Supermarket operator expects full-year profit growth of up to 50% as digital sales soar during pandemic.
Kroger’s digital business was again a standout in the quarter ended August 15, with online sales increasing 127%.
Same-store sales, excluding fuel, increased 14.6% in the second quarter, helping produce an operating profit on an unadjust4ed basis of $894 million, a 43% increase from a year earlier.
“We delivered extremely strong results in the second quarter and expect to deliver consistently attractive total shareholder returns,” Rodney McMullen, Kroger’s chairman and chief executive officer, said in a statement. “We are more certain than ever that the strategic choices and investments made through Restock Kroger to execute against our competitive moats – Fresh, Our Brands, Personalization and Seamless – have positioned Kroger to meet the moment, especially as customers are rediscovering their passion for food at home.”

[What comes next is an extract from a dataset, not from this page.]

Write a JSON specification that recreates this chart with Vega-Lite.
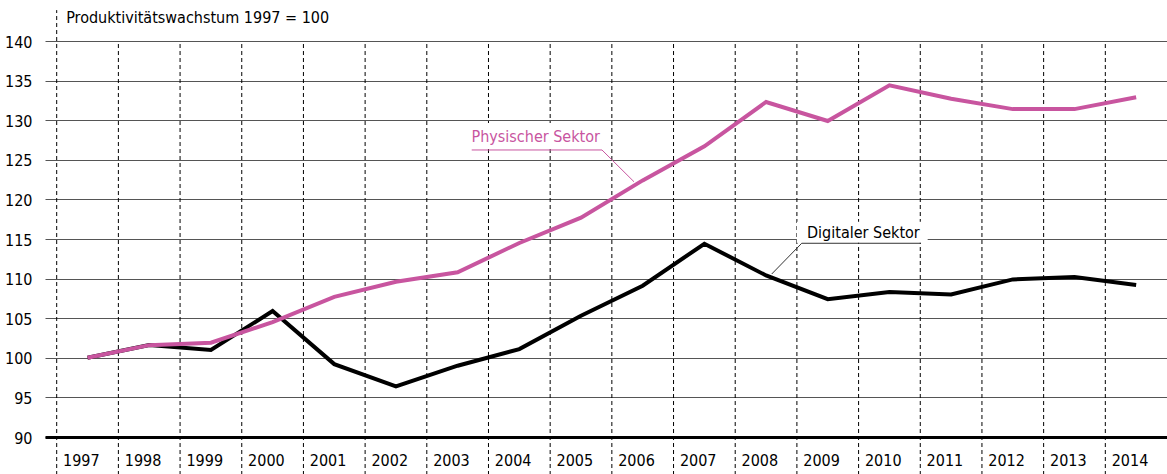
{
  "$schema": "https://vega.github.io/schema/vega-lite/v6.json",
  "width": 1122,
  "height": 396,
  "autosize": {"type": "none"},
  "padding": {"left": 45, "top": 41, "right": 0, "bottom": 37},
  "background": "white",
  "config": {
    "view": {"stroke": null},
    "font": "DejaVu Sans Condensed, Roboto, sans-serif",
    "axis": {"labelFont": "DejaVu Sans Condensed, Roboto, sans-serif", "labelFontSize": 16, "labelColor": "#000", "title": null},
    "axisY": {"tickCount": 20, "grid": true, "gridColor": "#555", "gridWidth": 1, "domain": false, "ticks": false, "labelPadding": 13, "labelOverlap": false, "labelFlush": false, "labelOffset": 1},
    "axisX": {"tickCount": 30, "grid": false, "ticks": false, "domain": true, "domainColor": "#000", "domainWidth": 3, "labelAlign": "left", "labelOffset": -25, "labelPadding": 15, "labelBaseline": "top", "labelFlush": false, "labelOverlap": false}
  },
  "datasets": {
    "series": [
      {"year": 1997, "sector": "Digital", "value": 100.0},
      {"year": 1998, "sector": "Digital", "value": 101.6},
      {"year": 1999, "sector": "Digital", "value": 101.0},
      {"year": 2000, "sector": "Digital", "value": 105.9},
      {"year": 2001, "sector": "Digital", "value": 99.2},
      {"year": 2002, "sector": "Digital", "value": 96.4},
      {"year": 2003, "sector": "Digital", "value": 99.0},
      {"year": 2004, "sector": "Digital", "value": 101.1},
      {"year": 2005, "sector": "Digital", "value": 105.3},
      {"year": 2006, "sector": "Digital", "value": 109.1},
      {"year": 2007, "sector": "Digital", "value": 114.4},
      {"year": 2008, "sector": "Digital", "value": 110.4},
      {"year": 2009, "sector": "Digital", "value": 107.4},
      {"year": 2010, "sector": "Digital", "value": 108.3},
      {"year": 2011, "sector": "Digital", "value": 108.0},
      {"year": 2012, "sector": "Digital", "value": 109.9},
      {"year": 2013, "sector": "Digital", "value": 110.2},
      {"year": 2014, "sector": "Digital", "value": 109.2},
      {"year": 1997, "sector": "Physisch", "value": 100.0},
      {"year": 1998, "sector": "Physisch", "value": 101.6},
      {"year": 1999, "sector": "Physisch", "value": 101.9},
      {"year": 2000, "sector": "Physisch", "value": 104.5},
      {"year": 2001, "sector": "Physisch", "value": 107.7},
      {"year": 2002, "sector": "Physisch", "value": 109.6},
      {"year": 2003, "sector": "Physisch", "value": 110.8},
      {"year": 2004, "sector": "Physisch", "value": 114.5},
      {"year": 2005, "sector": "Physisch", "value": 117.7},
      {"year": 2006, "sector": "Physisch", "value": 122.4},
      {"year": 2007, "sector": "Physisch", "value": 126.7},
      {"year": 2008, "sector": "Physisch", "value": 132.3},
      {"year": 2009, "sector": "Physisch", "value": 129.9},
      {"year": 2010, "sector": "Physisch", "value": 134.4},
      {"year": 2011, "sector": "Physisch", "value": 132.7},
      {"year": 2012, "sector": "Physisch", "value": 131.4},
      {"year": 2013, "sector": "Physisch", "value": 131.4},
      {"year": 2014, "sector": "Physisch", "value": 132.9}
    ],
    "edges": [
      {"edge": 1997.5}, {"edge": 1998.5}, {"edge": 1999.5}, {"edge": 2000.5},
      {"edge": 2001.5}, {"edge": 2002.5}, {"edge": 2003.5}, {"edge": 2004.5},
      {"edge": 2005.5}, {"edge": 2006.5}, {"edge": 2007.5}, {"edge": 2008.5},
      {"edge": 2009.5}, {"edge": 2010.5}, {"edge": 2011.5}, {"edge": 2012.5},
      {"edge": 2013.5}
    ],
    "one": [{}],
    "physLeader": [
      {"order": 1, "x": 2003.228, "y": 126.24},
      {"order": 2, "x": 2005.34, "y": 126.24},
      {"order": 3, "x": 2005.859, "y": 122.23}
    ],
    "digLeader": [
      {"order": 1, "x": 2010.507, "y": 114.46},
      {"order": 2, "x": 2008.578, "y": 114.46},
      {"order": 3, "x": 2008.092, "y": 110.58}
    ]
  },
  "layer": [
    {
      "data": {"name": "edges"},
      "mark": {"type": "rule", "stroke": "#000", "strokeWidth": 1, "strokeDash": [4, 3]},
      "encoding": {
        "x": {"field": "edge", "type": "quantitative", "scale": {"domain": [1996.3103, 2014.5], "nice": false, "zero": false}, "axis": {"values": [1997,1998,1999,2000,2001,2002,2003,2004,2005,2006,2007,2008,2009,2010,2011,2012,2013,2014], "format": "d", "tickCount": 30}},
        "y": {"datum": 85.2, "type": "quantitative", "scale": {"domain": [90, 140], "nice": false, "zero": false}, "axis": {"values": [90,95,100,105,110,115,120,125,130,135,140], "tickCount": 20}},
        "y2": {"datum": 140}
      }
    },
    {
      "data": {"name": "one"},
      "mark": {"type": "rule", "stroke": "#000", "strokeWidth": 1, "strokeDash": [4, 3]},
      "encoding": {
        "x": {"datum": 1996.5, "type": "quantitative"},
        "y": {"datum": 85.2, "type": "quantitative"},
        "y2": {"datum": 143.9}
      }
    },
    {
      "data": {"name": "one"},
      "mark": {"type": "rect", "fill": "white"},
      "encoding": {
        "x": {"datum": 2003.136, "type": "quantitative"},
        "x2": {"datum": 2005.405},
        "y": {"datum": 129.65, "type": "quantitative"},
        "y2": {"datum": 126.49}
      }
    },
    {
      "data": {"name": "one"},
      "mark": {"type": "rect", "fill": "white"},
      "encoding": {
        "x": {"datum": 2008.5, "type": "quantitative"},
        "x2": {"datum": 2010.62},
        "y": {"datum": 117.18, "type": "quantitative"},
        "y2": {"datum": 114.53}
      }
    },
    {
      "data": {"name": "physLeader"},
      "mark": {"type": "line", "stroke": "#c8559f", "strokeWidth": 1},
      "encoding": {
        "x": {"field": "x", "type": "quantitative"},
        "y": {"field": "y", "type": "quantitative"},
        "order": {"field": "order"}
      }
    },
    {
      "data": {"name": "digLeader"},
      "mark": {"type": "line", "stroke": "#333", "strokeWidth": 1},
      "encoding": {
        "x": {"field": "x", "type": "quantitative"},
        "y": {"field": "y", "type": "quantitative"},
        "order": {"field": "order"}
      }
    },
    {
      "data": {"name": "series"},
      "transform": [{"filter": "datum.sector === 'Digital'"}],
      "mark": {"type": "line", "stroke": "#000", "strokeWidth": 4, "strokeJoin": "miter"},
      "encoding": {
        "x": {"field": "year", "type": "quantitative"},
        "y": {"field": "value", "type": "quantitative"}
      }
    },
    {
      "data": {"name": "series"},
      "transform": [{"filter": "datum.sector === 'Physisch'"}],
      "mark": {"type": "line", "stroke": "#c8559f", "strokeWidth": 4, "strokeJoin": "miter"},
      "encoding": {
        "x": {"field": "year", "type": "quantitative"},
        "y": {"field": "value", "type": "quantitative"}
      }
    },
    {
      "data": {"name": "one"},
      "mark": {"type": "text", "text": "Produktivitätswachstum 1997 = 100", "align": "left", "baseline": "alphabetic", "fontSize": 16, "fill": "#000", "dx": 9.5, "dy": -18},
      "encoding": {
        "x": {"datum": 1996.5, "type": "quantitative"},
        "y": {"datum": 140, "type": "quantitative"}
      }
    },
    {
      "data": {"name": "one"},
      "mark": {"type": "text", "text": "Physischer Sektor", "align": "left", "baseline": "alphabetic", "fontSize": 16, "fill": "#c8559f"},
      "encoding": {
        "x": {"datum": 2003.225, "type": "quantitative"},
        "y": {"datum": 127.25, "type": "quantitative"}
      }
    },
    {
      "data": {"name": "one"},
      "mark": {"type": "text", "text": "Digitaler Sektor", "align": "left", "baseline": "alphabetic", "fontSize": 16, "fill": "#000"},
      "encoding": {
        "x": {"datum": 2008.664, "type": "quantitative"},
        "y": {"datum": 115.16, "type": "quantitative"}
      }
    }
  ]
}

Execution of Restock Kroger – the three-year plan instituted in 2017 to redefine the grocery shopping experience and create shareholder value by serving America through food, inspiration and uplift – contributed to a 61 basis-point decline in general costs. But that decline was partially offset by expenses related to safeguarding employees and customers from Covid-19.
Gary Millerchip, Kroger’s chief financial officer, said the company expects the eat-at-home trends driving Kroger’s strong first-half performance should continue. The retailer sees full-year adjusted earnings of between $3.20 and $3.30 per share, representing growth of 45% to 50% from fiscal 2019, Millerchip said. Sales are expected to climb at least 13%.